実際の発電装置の形態はもっとコンパクトだ。図3のように、海から海水をくみ上げて膜モジュールに導き、同時に河川などから淡水を組み上げて同モジュールに導く。
海水と淡水は膜モジュールの中で半透膜で隔てられている。すると膜モジュールの淡水側から海水側へと浸透が始まり、海水側の水量が増える。それを発電機のタービンに導いて、回転させて電気を作るという仕組みだ。膜モジュールは直径20センチ、長さ1メートルのボンベのような形状で、実証設備では8本が利用されている。
使われる膜モジュールは、家庭用の浄水器のフィルターカートリッジを大きくしたようなものだ。フィルターカートリッジには中空糸というチューブのような材料が詰め込まれているが、その内側に淡水を通し、外側を海水で満たした様子を想像すればよい。チューブ材料が半透膜なので、中を通した水の一部が海水側に浸透して、発電機に向けて外に出て行くという構造だ。
この仕組みの最大のポイントは、言うまでもなく半透膜だ。効率よく淡水が海水側に浸透し、逆に海水が淡水側に漏れることがないような膜がいる。幸いなことに、こうした機能性膜の技術は日本が世界をリードする実力を持っており、半透膜(逆浸透膜)では東レや日東電工、東洋紡が世界市場の6割以上を担う。実証プラントの膜モジュールには国産の市販半透膜が利用された。
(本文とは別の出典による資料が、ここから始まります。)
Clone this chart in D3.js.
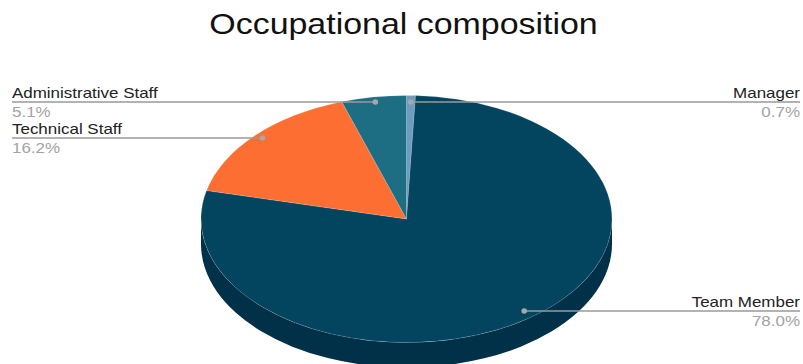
<!DOCTYPE html>
<html>
<head>
<meta charset="utf-8">
<script src="https://cdn.jsdelivr.net/npm/d3@7/dist/d3.min.js"></script>
<style>
  html, body { margin: 0; padding: 0; background: #fff; }
  svg { display: block; font-family: "Liberation Sans", Arial, sans-serif; }
</style>
</head>
<body>
<svg id="chart" width="803" height="364"></svg>
<script>
// Occupational composition, clockwise from 12 o'clock
const categories = ["Manager", "Team Member", "Technical Staff", "Administrative Staff"];
const shares = [0.7, 78.0, 16.2, 5.1];
const percentLabels = ["0.7%", "78.0%", "16.2%", "5.1%"];
const palette = ["#6c9cbf", "#03445f", "#fd6e33", "#1d6e83"];
const sidePalette = ["#4f7a98", "#013049", "#c24d1e", "#115163"];

const svg = d3.select("#chart");
const W = 803;

// tilted pie geometry
const cx = 406.5, cy = 219, rx = 205.5, ry = 123.5, depth = 25;
const stretch = 1.17; // horizontal text stretch

// title
svg.append("text")
  .attr("transform", `translate(${W / 2 + 2},33.5) scale(${stretch},1)`)
  .attr("text-anchor", "middle")
  .attr("font-size", 29)
  .attr("fill", "#111")
  .text("Occupational composition");

const pie = d3.pie().sort(null).value(d => d).startAngle(0).endAngle(2 * Math.PI);
const arcs = pie(shares);

// map an angle (0 = top, clockwise) to the projected ellipse
const ex = a => cx + rx * Math.sin(a);
const ey = a => cy - ry * Math.cos(a);

// side walls: only the front half (between 90 and 270 degrees) is visible
const sideG = svg.append("g");
arcs.forEach((d, i) => {
  const a0 = Math.max(d.startAngle, Math.PI / 2);
  const a1 = Math.min(d.endAngle, 3 * Math.PI / 2);
  if (a1 <= a0) return;
  const large = (a1 - a0) > Math.PI ? 1 : 0;
  const p = `M${ex(a0)},${ey(a0)}` +
    ` A${rx},${ry} 0 ${large} 1 ${ex(a1)},${ey(a1)}` +
    ` L${ex(a1)},${ey(a1) + depth}` +
    ` A${rx},${ry} 0 ${large} 0 ${ex(a0)},${ey(a0) + depth} Z`;
  sideG.append("path").attr("d", p).attr("fill", sidePalette[i]);
});

// top face: circular arcs squashed vertically into the ellipse
const arcGen = d3.arc().innerRadius(0).outerRadius(rx);
const topG = svg.append("g")
  .attr("transform", `translate(${cx},${cy}) scale(1,${ry / rx})`);
topG.selectAll("path.slice")
  .data(arcs)
  .join("path")
  .attr("class", "slice")
  .attr("d", arcGen)
  .attr("fill", (d, i) => palette[i])
  .attr("stroke", "rgba(255,255,255,0.25)")
  .attr("stroke-width", 0.6)
  .attr("vector-effect", "non-scaling-stroke");

// leader lines and labels
const labelSide = ["right", "right", "left", "left"];
const labelG = svg.append("g");
const dotR = 0.95;
const labelRows = {
  "Manager": 98,
  "Team Member": 307,
  "Technical Staff": 134,
  "Administrative Staff": 98
};
arcs.forEach((d, i) => {
  const mid = (d.startAngle + d.endAngle) / 2;
  const dx = cx + dotR * rx * Math.sin(mid);
  const dy = cy - dotR * ry * Math.cos(mid);
  const base = labelRows[categories[i]];
  const lineY = base + 4;
  const right = labelSide[i] === "right";
  const xEdge = right ? 800 : 12;
  labelG.append("line")
    .attr("x1", dx).attr("y1", lineY)
    .attr("x2", xEdge).attr("y2", lineY)
    .attr("stroke", "#9a9a9a").attr("stroke-width", 1.3);
  labelG.append("circle")
    .attr("cx", dx).attr("cy", lineY).attr("r", 2.8)
    .attr("fill", "#a8a8a8");
  const anchor = right ? "end" : "start";
  labelG.append("text")
    .attr("transform", `translate(${xEdge},${base}) scale(${stretch},1)`)
    .attr("text-anchor", anchor)
    .attr("font-size", 14.5)
    .attr("fill", "#222")
    .text(categories[i]);
  labelG.append("text")
    .attr("transform", `translate(${xEdge},${base + 19}) scale(${stretch},1)`)
    .attr("text-anchor", anchor)
    .attr("font-size", 14.5)
    .attr("fill", "#a3a3a3")
    .text(percentLabels[i]);
});
</script>
</body>
</html>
実用的な発電所実現のための課題の1つは、海水や淡水をどう取り込むのかだ。日本は四方が海に囲まれ、河川の数が豊富、水量も豊かという自然条件をもつ場所が至るところにあり、立地条件には恵まれる。
その条件を生かして各地に浸透圧発電所を建設したとすれば、「原子力発電所5〜6基分の発電は可能」(谷岡教授)という潜在力を持つ。しかし、現実的に今すぐ発電所が作れる状況ではない。まったく新しく施設や設備を一から作るのでは採算が取れないのだ。
もう1つの課題は、実用レベルの電力を作るために相応の水力がいることだ。残念ながら、海水の濃度そのままでは必要な水力が作れない。谷岡教授らは実験を重ね、適切な海水濃度を求めた。その結論は、普通の海水の2倍の濃度、約60気圧の濃縮海水が最適だった。
ところが、立地、建設コスト、海水の濃縮という課題を全部解決可能な策があった。既にある海水淡水化施設や下水処理施設の排水を利用すればよいのだ。日本にも海水淡水化施設が2カ所(沖縄と福岡)ある。
手を挙げたのが福岡で水処理事業を営む協和機電工業と長崎大学だ。2007年にはこの発電システムがNEDO(新エネルギー開発機構)の委託事業として採択され、谷岡教授の研究グループと合わせて3者が実証プラント開発に本格的に取り組むことになった。
出来上がった実証プラントは、海水淡水化センターから排出される濃縮海水と、高度処理後の下水(淡水)を利用する。このような仕組みの発電システムは世界で初めてのことだった。海水淡水化センターからは1日3万トンの濃縮海水が排出されるが、そのうち発電システムには500トン、処理下水も500トンが利用される。
同グループの研究は、2011年度からは4カ年のプロジェクトとして内閣府の支援(最先端研究開発支援プログラム)を得て開発を続けている。2011年の8月の発表では目標だった発電量7.7キロワットに対して実際の発電量は3.7〜5.6キロワットと下回った。
しかし、発電システム全体の最適化や発電方式に適したタービン設計など改善を行うことで、十分な実用性が見込める発電システムが構築可能と考えられる。
実用化への1つの目安になるのは半透膜の面積当たり発電量だ。実用レベルは1平方メートル当たり10ワット程度と見込まれるが、2013年から2014年にかけての実証実験では、1平方メートル当たり13.3ワットの出力に成功した。これはもちろん世界初の数字だ。実用化へのステップの大きな1段を昇ったことになる。
しかも、本来は海水淡水化用途に使われる、海水に圧力をかけて真水を取り出すための膜を利用しての結果だ。浸透圧発電は、淡水化とは逆に淡水を濃縮海水側に吸い込む仕組みだ。この方向で効率よく働く半透膜が開発できれば、さらに大きな出力が期待できる。実現までにこれから数年はかかるというが、浸透圧発電にふさわしい半透膜の技術開発が将来のブレイクスルーを起こしそうだ。